Which is why us, ladies, need to make sure we’re not just giving it away to anyone. He’s gotta be pretty great.
Logically, we know this. Our moms and guidance counselors have been preaching it for decades. But we seem to forget this golden rule when we start letting the guys make the decisions.
When he seems to be really into you, you let your guard down. You embrace the possibility and the excitement and keep the ball in his court.
Because even though deep down a lot of guys want relationships, they’ll pretty much always put that dream on the back-burner in exchange for sex. And once they realize they can get away with sex without any of the responsibility of being in a relationship, they stop trying to be in one.

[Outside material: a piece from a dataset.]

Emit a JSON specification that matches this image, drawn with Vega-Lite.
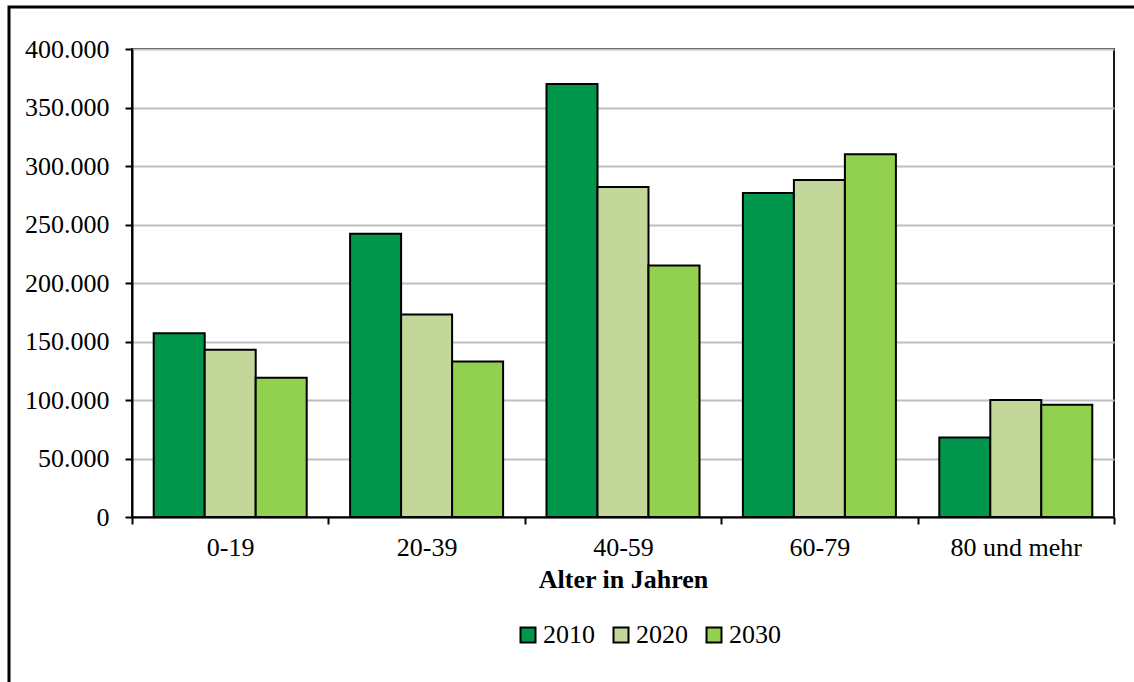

Most guys won’t do any work if there is no work required. (That goes for people in general.) If we don’t have to earn it — and it’s just freely given to us — why would we make much of an effort to get it?

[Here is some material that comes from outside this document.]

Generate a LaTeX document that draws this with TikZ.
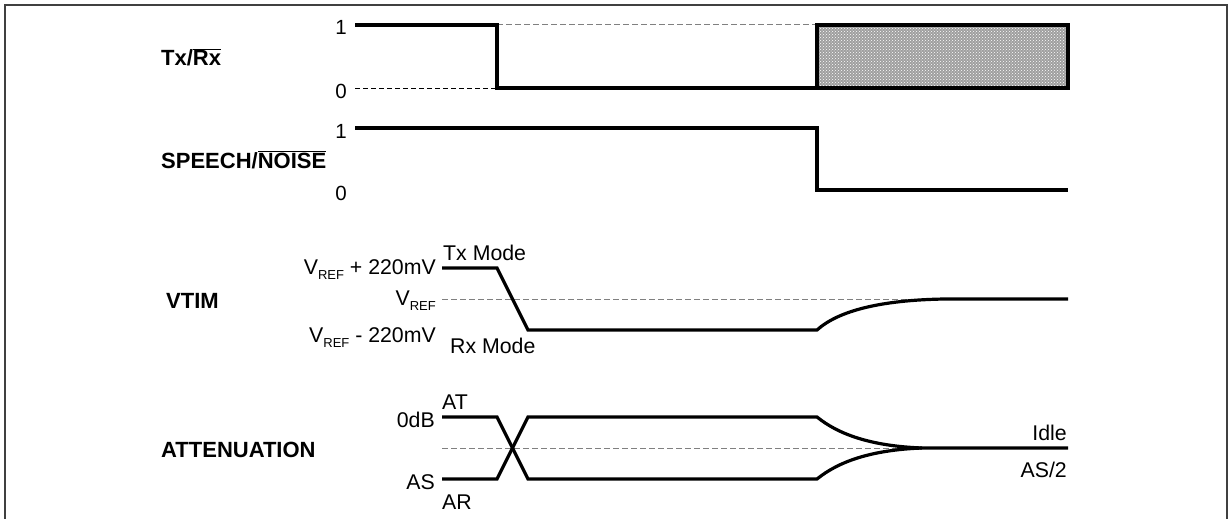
\documentclass[tikz,border=0pt]{standalone}
\usepackage{fontspec}
\setmainfont{Liberation Sans}
\usetikzlibrary{patterns}
\newcommand{\ovl}[1]{\ensuremath{\overline{\mbox{#1}}}}
\newcommand{\vref}{V\raisebox{-5pt}{\fontsize{13}{14}\selectfont REF}}
\begin{document}
\begin{tikzpicture}[x=1pt,y=-1pt,
  sig/.style={line width=3.2pt},
  refline/.style={gray, line width=1pt, dash pattern=on 6pt off 3pt},
  refblack/.style={black, line width=0.8pt, dash pattern=on 5pt off 3pt},
  lbl/.style={font=\fontsize{21.3}{24}\selectfont, inner sep=0pt},
  dig/.style={font=\fontsize{20.5}{22}\selectfont, inner sep=0pt},
  blbl/.style={font=\fontsize{22}{26}\selectfont\bfseries, inner sep=0pt},
  frame/.style={line width=2pt, black!75}]
\useasboundingbox (0,0) rectangle (1229,519);
% frame (open at bottom)
\draw[frame] (5,521) -- (5,5) -- (1227,5) -- (1227,521);

% ---------- Tx/Rx ----------
\node[blbl, anchor=base west] (txrx) at (161,66) {Tx/\ovl{Rx}};
\node[dig, anchor=base east] (t1) at (347,35) {1};
\node[dig, anchor=base east] (t0) at (347,98) {0};
\draw[refline] (497,25) -- (817,25);
\draw[refblack] (355,88) -- (497,88);
\fill[gray!75] (817,25) rectangle (1068,88);
\fill[pattern=crosshatch dots, pattern color=white] (817,25) rectangle (1068,88);
\draw[sig] (817,25) rectangle (1068,88);
\draw[sig] (355,25) -- (497,25) -- (497,88) -- (817,88);

% ---------- SPEECH/NOISE ----------
\node[blbl, anchor=base west] (spn) at (161,168) {SPEECH/\ovl{NOISE}};
\node[dig, anchor=base east] (s1) at (347,138) {1};
\node[dig, anchor=base east] (s0) at (347,200) {0};
\draw[sig] (355,128) -- (817,128) -- (817,190) -- (1068,190);

% ---------- VTIM ----------
\node[blbl, anchor=base west] (vtim) at (166,308) {VTIM};
\node[lbl, anchor=base east] (vp) at (436,274) {\vref{} + 220mV};
\node[lbl, anchor=base east] (vr) at (436,305) {\vref};
\node[lbl, anchor=base east] (vm) at (436,342) {\vref{} - 220mV};
\node[lbl, anchor=base west] (txm) at (443,260) {Tx Mode};
\node[lbl, anchor=base west] (rxm) at (450,353) {Rx Mode};
\draw[refline] (442,299) -- (940,299);
\draw[sig] (442,268) -- (497,268) -- (528,330) -- (817,330)
  .. controls (838,311) and (880,300) .. (945,299) -- (1068,299);

% ---------- ATTENUATION ----------
\node[blbl, anchor=base west] (att) at (161,457) {ATTENUATION};
\node[lbl, anchor=base east] (odb) at (435,427) {0dB};
\node[lbl, anchor=base east] (as) at (435,489) {AS};
\node[lbl, anchor=base west] (at) at (442,409) {AT};
\node[lbl, anchor=base west] (ar) at (442,509) {AR};
\node[lbl, anchor=base east] (idle) at (1067,440) {Idle};
\node[lbl, anchor=base east] (as2) at (1067,477) {AS/2};
\draw[refline] (442,448) -- (922,448);
\draw[sig] (442,417) -- (497,417) -- (528,479) -- (817,479)
  .. controls (838,462) and (870,450) .. (922,448) -- (1068,448);
\draw[sig] (442,479) -- (497,479) -- (528,417) -- (817,417)
  .. controls (838,434) and (870,446) .. (922,448);
\end{tikzpicture}
\end{document}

The only real way to see if a guy is relationship material and if he wants to be serious is to draw the line. He doesn’t get to do things a boyfriend does if he isn’t your boyfriend.
You don’t have to tell him this directly. Just don’t have sex with him. Don’t invite him to your place alone or see you in your underwear. Don’t get too intimate until he tells you that he just wants to be with you, instead of finding out later he doesn’t want a relationship.
Because there’s no point in wasting your time trying to force a man you’ve already had sex with into a monogamous relationship. It just isn’t going to happen.
You have a lot more power and say in a relationship than you realize. So make sure what you’re doing is in line with what you really want.